One of them is Joanne “Cheeky” Suarez, 23, born in Miami, whose father is a well-known santero, or Santeria priest. She met Armenteros at a tambor, a religious party, when she was 11 years old. Now confident and statuesque, she sings and dances with Herederos, thrilled to show off her culture.
“It’s thrilling to see people who don’t know what our culture is about be interested in our music,” Suarez says. `And not just Cubans, people in general, from many different countries. It’s exciting to actually express what I feel, what I come from. I am American, but these are my roots. My father is like, `I’m getting old, but my daughter is following in my footsteps.’”

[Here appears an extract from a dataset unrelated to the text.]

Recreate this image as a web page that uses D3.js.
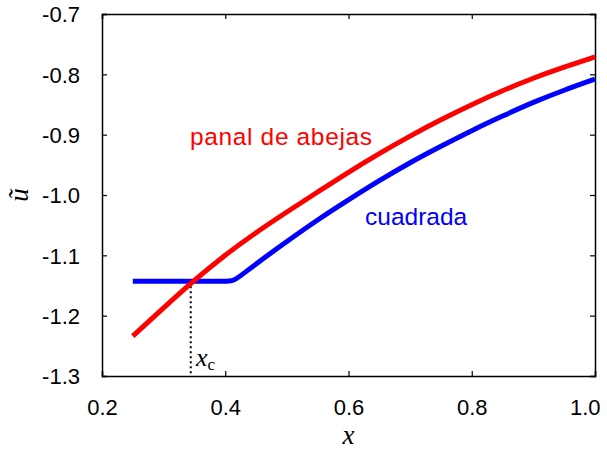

For percussionist Pedro Cruz, 32, who had come out for the Cafe Nostalgia concert, Los Herederos satisfies his thirst for a music he’s missed badly since he left Cuba five years ago. “The African music from my country is music of the heart,” Cruz says. “It’s not mechanized music. They play the real rumba.”
Los Herederos has a dozen members, most of whom have two roles, drumming and singing, or dancing and singing. Armenteros leads most songs, in a call-and-response with the group’s exuberant chorus and with the intricate, heaving web of percussion, a sound that is both hypnotic and exhilarating. Some songs pay traditional tribute to Santeria deities, others are original, a 21st century version of the Cuban tradition of commentary on life. One of Armenteros’ goals is to make rumba relevant to younger audiences, to put their own immigrant stamp on this deeply Cuban music.
“Everything we do is very contemporary, very what is happening now,” he says. “We keep it acoustic, very traditional, but with our own lyrics, our rhythms, and our spontaneity, because we’re young and living now, in 2007.
“I try to put a message in our lyrics, so that young people will feel that there’s a tradition in our music, but also understand that it’s contemporary, very much ours, the heirs.”
Herederos’ shows draw admiring musicians. The audience at the recent show at Cafe Nostalgia included Luis Enrique, a former salsa star and a guest percussionist who has played on numerous Latin hits.
“This group is a true representation of (Afro-Cuban) culture in Miami and an evolution of that culture,” says Jose Elias, who leads and plays in a number of local ensembles. “They’re doing it for audiences that wouldn’t have the opportunity except at a sacred session.”